You’ll love wandering the cobbled streets, passing under the Gate Tower or finding your way to the smuggler’s favourite, The Mermaid Inn.
Prestigious Moated Bodiam Castle
Bodiam Castle was built about 1385 to defend the area against the French in the 100-year war.
It is known as a quadrangular castle because of its shape with a central courtyard and buildings built along the walls.
To see inside, the twin-towered gatehouse at the north crosses over a very large moat. Look for the fish that seem extra large too.
But for something special, you can enjoy a steam engine train ride from Tenterden Town station to Bodiam—an extra special event for a day excursion to Bodiam Castle.
See inside Pevensey Castle
Pevensey Castle is an old Roman fort taken over by the Normans during the 1066 invasion.
You can visit the castle walls of the castle now in ruins. It was last used in WWII by the Canadian Army as a base stronghold.
Stroll the Seaside Pier of Eastbourne
Eastbourne seaside is a wonderful place for lunch with views of the pebble beach and Pier.
The town resembles Brighton and Hove with many “Regency” era buildings. So a walk along the pebbly beach to the pier makes it a great place to explore.
Walk the White Cliffs of the Seven Sisters
Seeing the Seven Sisters is the highlight of a day trip in East Sussex.
When you travel from the town of Seaforth, there is access to the chalk cliffs overlooking the English Channel.
And when the tide is out, you can walk down to the stony shore and along the sea edge to the Coast Guard cottages.
It is known as the Seven Sisters for the seven ridges visible.
Visit the Smugglers Inn at Alfriston
Alfriston is a small village with a small market square that has been unchanged for centuries.
Enjoy a drink at the old Smugglers Inn. And step inside the local grocery shop with its original serving bench, shelving, and cash distribution.
Before you leave, walk the lovely common in front of St Andrew’s church.
Finding old Bathing Huts of Hove
When you walk along the seaside of Hove, you can see its more popular neighbour, Brighton.
However, Hove has grown as a seaside resort from a small fishing village. This is why in the 19th century, Hove built streets of beautiful regency houses.
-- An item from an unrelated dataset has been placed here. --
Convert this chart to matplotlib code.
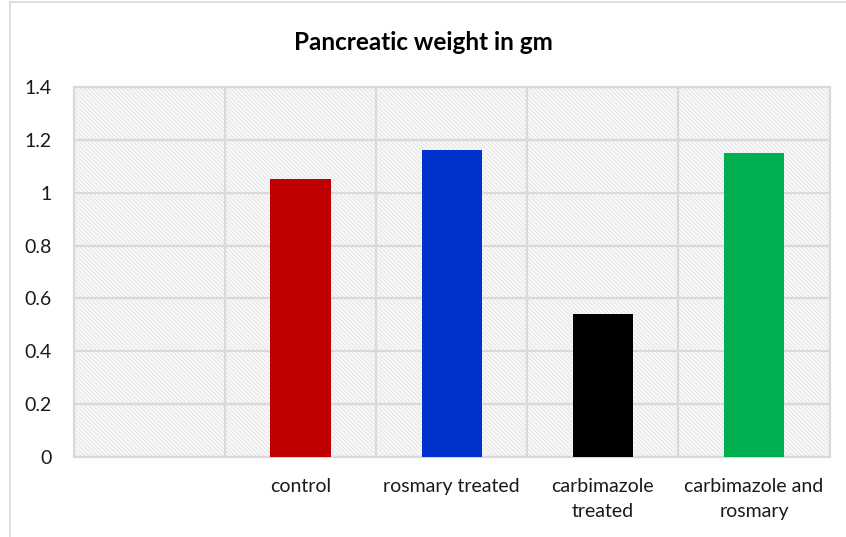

But it’s down at the seaside where you can wander past the colourful old bathing huts. And if you need a walk, it’s only 3kms to Brighton along the waterfront.
Best Places of Sussex away from London
When it’s time to explore more of England with a break away from London, some of the best places in East Sussex or West Sussex won’t disappoint.
Hiring a car for the weekend allows you access to some remote places of Sussex, like the Seven Sisters. You can reach quaint villages to enjoy lunch at an old inn frequented by smugglers centuries ago.
You can unwind your mind on a seaside walk. Or challenge yourself to a walking trail in the South Downs National Park.
But whatever you plan to do for your break away from London. The places of East Sussex and West Sussex will have you returning for more.